Laws prohibiting texting and driving have become the norm all over the nation. These laws have also taken hold in Tennessee, which means law enforcement can cite drivers for certain behaviors.
Often referred to as Handsfree Tennessee laws, use of a mobile device behind the wheel can land you in hot water from a legal perspective. Distracted driving behaviors also increase the risk of an accident, which can harm distracted drivers as well as law-abiding motorists caught in their path.

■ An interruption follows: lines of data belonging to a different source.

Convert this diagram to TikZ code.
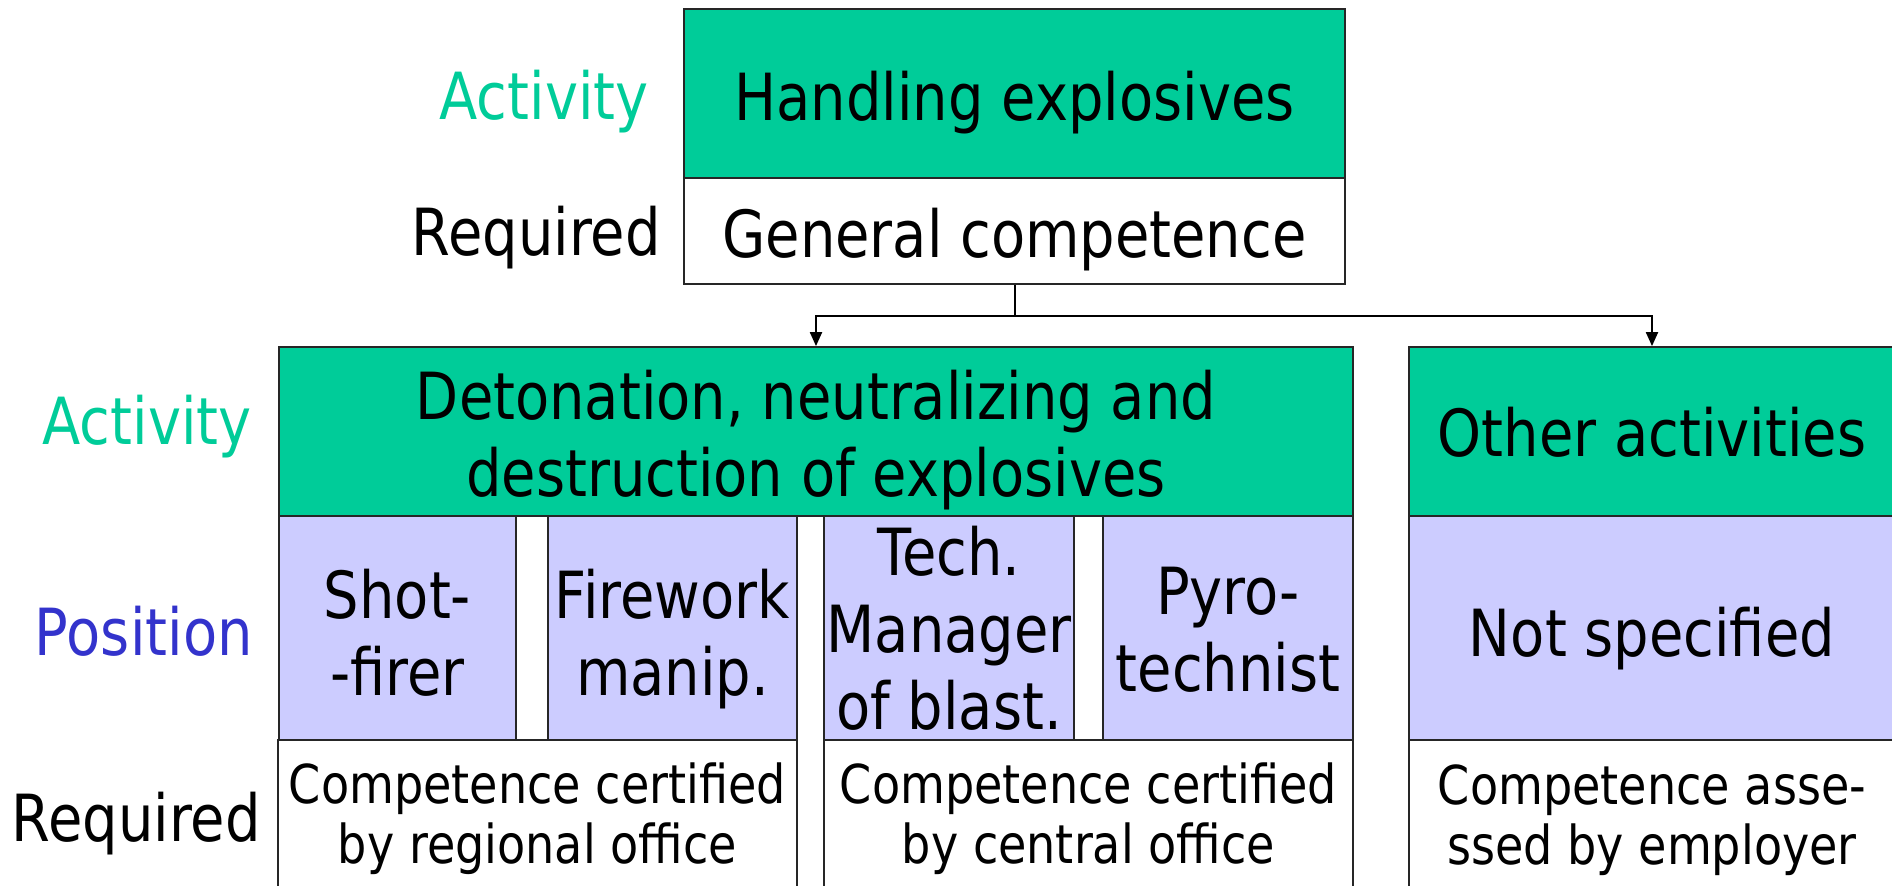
\documentclass[tikz,border=0pt]{standalone}
\usepackage{fontspec}
\setmainfont[FakeStretch=0.86]{DejaVu Sans}
\usetikzlibrary{arrows.meta,fit}
\definecolor{actgreen}{RGB}{0,204,153}
\definecolor{posfill}{RGB}{204,204,255}
\definecolor{poscol}{RGB}{51,51,204}
\begin{document}
\begin{tikzpicture}[x=0.5pt,y=-0.5pt,
  boxst/.style={draw=black!85, line width=0.9pt, inner sep=0pt},
  actbox/.style={boxst, fill=actgreen},
  posbox/.style={boxst, fill=posfill},
  reqbox/.style={boxst, fill=white},
  bigtxt/.style={font=\fontsize{32.5}{38.5}\selectfont, align=center, anchor=base, inner sep=0pt},
  smalltxt/.style={font=\fontsize{26.8}{30}\selectfont, align=center, anchor=base, inner sep=0pt},
  conn/.style={line width=1pt, -{Triangle[width=6pt,length=7pt]}}]
\useasboundingbox (0,0) rectangle (1892,885);
\clip (0,0) rectangle (1892,885);
% boxes
\node[actbox, fit={(684,9)(1345,178)}] (hx) {};
\node[reqbox, fit={(684,178)(1345,284)}] (gc) {};
\node[actbox, fit={(279,347)(1353,516)}] (det) {};
\node[posbox, fit={(279,516)(516,740)}] (shot) {};
\node[posbox, fit={(548,516)(797,740)}] (fire) {};
\node[posbox, fit={(824,516)(1074,740)}] (tech) {};
\node[posbox, fit={(1103,516)(1353,740)}] (pyro) {};
\node[reqbox, fit={(278,740)(797,900)}] (reg) {};
\node[reqbox, fit={(824,740)(1353,900)}] (cen) {};
\node[actbox, fit={(1409,347)(1895,516)}] (oth) {};
\node[posbox, fit={(1409,516)(1895,740)}] (ns) {};
\node[reqbox, fit={(1409,740)(1895,900)}] (emp) {};
% texts (base anchor = baseline of the last line)
\node[bigtxt] (t1) at (1014.5,120) {Handling explosives};
\node[bigtxt] (t2) at (1014.5,257) {General competence};
\node[bigtxt] (t3) at (816,496) {Detonation, neutralizing and\\destruction of explosives};
\node[bigtxt] (t4) at (1652,456) {Other activities};
\node[bigtxt] (t5) at (397.5,695) {Shot-\\-firer};
\node[bigtxt] (t6) at (672.5,695) {Firework\\manip.};
\node[bigtxt] (t7) at (949,729) {Tech.\\Manager\\of blast.};
\node[bigtxt] (t8) at (1228,691) {Pyro-\\technist};
\node[bigtxt] (t9) at (1652,656) {Not specified};
\node[smalltxt] (t10) at (537.5,863) {Competence certified\\by regional office};
\node[smalltxt] (t11) at (1088.5,863) {Competence certified\\by central office};
\node[smalltxt] (t12) at (1652,864) {Competence asse-\\ssed by employer};
% row labels
\node[bigtxt, anchor=base east, text=actgreen] (l1) at (649,119) {Activity};
\node[bigtxt, anchor=base east] (l2) at (661,255) {Required};
\node[bigtxt, anchor=base east, text=actgreen] (l3) at (252,444) {Activity};
\node[bigtxt, anchor=base east, text=poscol] (l4) at (253,655) {Position};
\node[bigtxt, anchor=base east] (l5) at (261,841) {Required};
% connectors
\draw[line width=1pt] (gc.south) -- ++(0,31) coordinate (j);
\draw[conn] (j) -| (det.north);
\draw[conn] (j) -| (oth.north);
\end{tikzpicture}
\end{document}
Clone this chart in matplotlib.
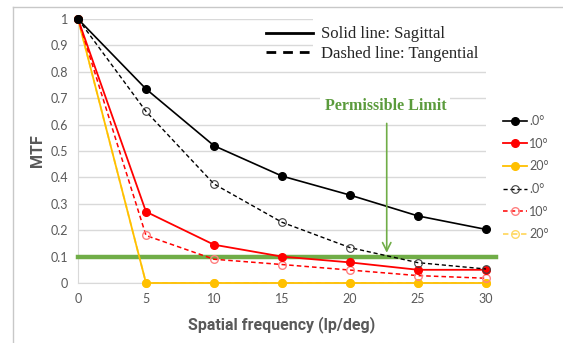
import matplotlib.pyplot as plt
from matplotlib.patches import Rectangle
from matplotlib.lines import Line2D

freq = [0, 5, 10, 15, 20, 25, 30]

sag_0 = [1, 0.735, 0.52, 0.405, 0.333, 0.254, 0.203]
sag_10 = [1, 0.27, 0.145, 0.10, 0.078, 0.05, 0.05]
sag_20 = [1, 0, 0, 0, 0, 0, 0]

tan_0 = [1, 0.65, 0.375, 0.23, 0.134, 0.077, 0.053]
tan_10 = [1, 0.18, 0.09, 0.07, 0.049, 0.028, 0.018]
tan_20 = [1, 0, 0, 0, 0, 0, 0]

labels = ['.0°', '10°', '20°', '.0°', '10°', '20°']
limit = 0.1
limit_x = 22.7

W, H = 563, 343
gray = '#595959'
green = '#70AD47'

plt.rcParams['font.family'] = ['Lato', 'DejaVu Sans']

fig = plt.figure(figsize=(W / 100, H / 100), dpi=100)
ax = fig.add_axes([78 / W, 1 - 283 / H, (486 - 78) / W, (283 - 19) / H])

# figure border (top and left only visible)
fig.add_artist(Line2D([12.5 / W, 1], [1 - 6.5 / H] * 2, color='#c8c8c8', lw=1))
fig.add_artist(Line2D([12.5 / W] * 2, [0, 1 - 6.5 / H], color='#c8c8c8', lw=1))

ax.set_xlim(0, 30)
ax.set_ylim(0, 1)
ax.set_xticks(range(0, 31, 5))
ax.set_yticks([i / 10 for i in range(11)])
ax.set_yticklabels(['0', '0.1', '0.2', '0.3', '0.4', '0.5', '0.6', '0.7', '0.8', '0.9', '1'])
ax.tick_params(length=0, labelsize=9, labelcolor=gray, pad=7)
ax.grid(axis='y', color='#d9d9d9', lw=1)
ax.set_axisbelow(True)
for s in ['top', 'right']:
    ax.spines[s].set_visible(False)
for s in ['left', 'bottom']:
    ax.spines[s].set_color('#d9d9d9')

ax.set_ylabel('MTF', family='Roboto', fontsize=11.5, fontweight='bold', color=gray, labelpad=4)
ax.set_xlabel('Spatial frequency (lp/deg)', family='Roboto', fontsize=11.5, fontweight='bold',
              color=gray, labelpad=8)

# white box hiding the grid behind the line-style notes
ax.add_patch(Rectangle((313 / W, 1 - 66 / H), (487 - 313) / W, (66 - 12) / H,
                       transform=fig.transFigure, facecolor='white', edgecolor='none', zorder=1.5))

ms = 5.5
ax.plot(freq, sag_20, color='#FFC000', lw=1.3, marker='o', ms=ms, clip_on=False, zorder=3)
ax.plot(freq, tan_20, color='#FFD966', lw=1.3, dashes=(3, 2), marker='o', ms=ms,
        mfc='none', mec='#FFD966', clip_on=False, zorder=2.5)
ax.plot(freq, tan_10, color='#FF0000', lw=1.1, dashes=(3, 2), marker='o', ms=ms,
        mfc='none', mec='#FF8080', clip_on=False, zorder=3)
ax.plot(freq, sag_10, color='#FF0000', lw=1.3, marker='o', ms=ms, clip_on=False, zorder=3)
ax.plot(freq, tan_0, color='black', lw=1.0, dashes=(3, 2), marker='o', ms=ms,
        mfc='none', mec='#404040', mew=0.8, clip_on=False, zorder=3)
ax.plot(freq, sag_0, color='black', lw=1.2, marker='o', ms=ms, clip_on=False, zorder=3)

# permissible limit
ax.plot([0, 30.7], [limit, limit], color=green, lw=3.2, clip_on=False, zorder=2.8)
ax.annotate('', xy=(limit_x, limit + 0.004), xytext=(limit_x, 0.615),
            arrowprops=dict(arrowstyle='->', color=green, lw=1.2, mutation_scale=15), zorder=4)
ax.text(limit_x - 0.1, 0.67, 'Permissible Limit', family='Liberation Serif', fontweight='bold',
        fontsize=11.5, color='#5B9B3C', ha='center', va='center', zorder=4,
        bbox=dict(facecolor='white', edgecolor='none', pad=3))

# line style notes
fig.add_artist(Line2D([266 / W, 313 / W], [1 - 33 / H] * 2, color='black', lw=2))
fig.add_artist(Line2D([266 / W, 313 / W], [1 - 52 / H] * 2, color='black', lw=2, dashes=(3.5, 2.5)))
fig.text(321 / W, 1 - 34 / H, 'Solid line: Sagittal', family='Liberation Serif', fontsize=12,
         color='#262626', va='center')
fig.text(321 / W, 1 - 54 / H, 'Dashed line: Tangential', family='Liberation Serif', fontsize=12,
         color='#262626', va='center')

handles = ax.get_lines()[:6]
order = [5, 3, 0, 4, 2, 1]
fig.legend([handles[i] for i in order], labels, loc='upper left',
           bbox_to_anchor=(503 / W, 1 - 115 / H), frameon=False, fontsize=9,
           labelcolor=gray, handlelength=1.9, handletextpad=0.2, labelspacing=0.85,
           borderaxespad=0, borderpad=0)

fig.savefig('out.png', dpi=100)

Prohibited behaviors according to Handsfree Tennessee laws
Bill PC0412, which first took effect in 2019, prohibits a wide range of behaviors while driving. These include:
- Watching videos on mobile devices
- Recording a video using a mobile device
- Holding a mobile device with any part of the body
- Writing, sending or reading texts or emails
- Reaching for a mobile device while driving
There are some exclusions to these laws. For example, you are permitted to use a mobile device in the manners described above if your vehicle is legally parked or stopped. You are also permitted to use such a device to call for help in the midst of a genuine emergency. Additionally, law enforcement and emergency personnel are permitted to use mobile devices in order to perform essential job duties.
Penalties drivers can face if caught breaking these laws
Any motorists caught engaging in prohibited behaviors can be convicted of a Class C misdemeanor, which is punishable by a fine. Fines range from $50 for first offenses to $100 for third or subsequent offenses. Fines of $100 are also assessed if the distracted behavior results in a car crash.
Other circumstances will warrant a $200 fine, regardless of how many previous offenses the driver had on record. This includes being caught using a mobile device in a prohibited manner in a school zone marked with flashing lights, or exhibiting such behaviors in an active work zone.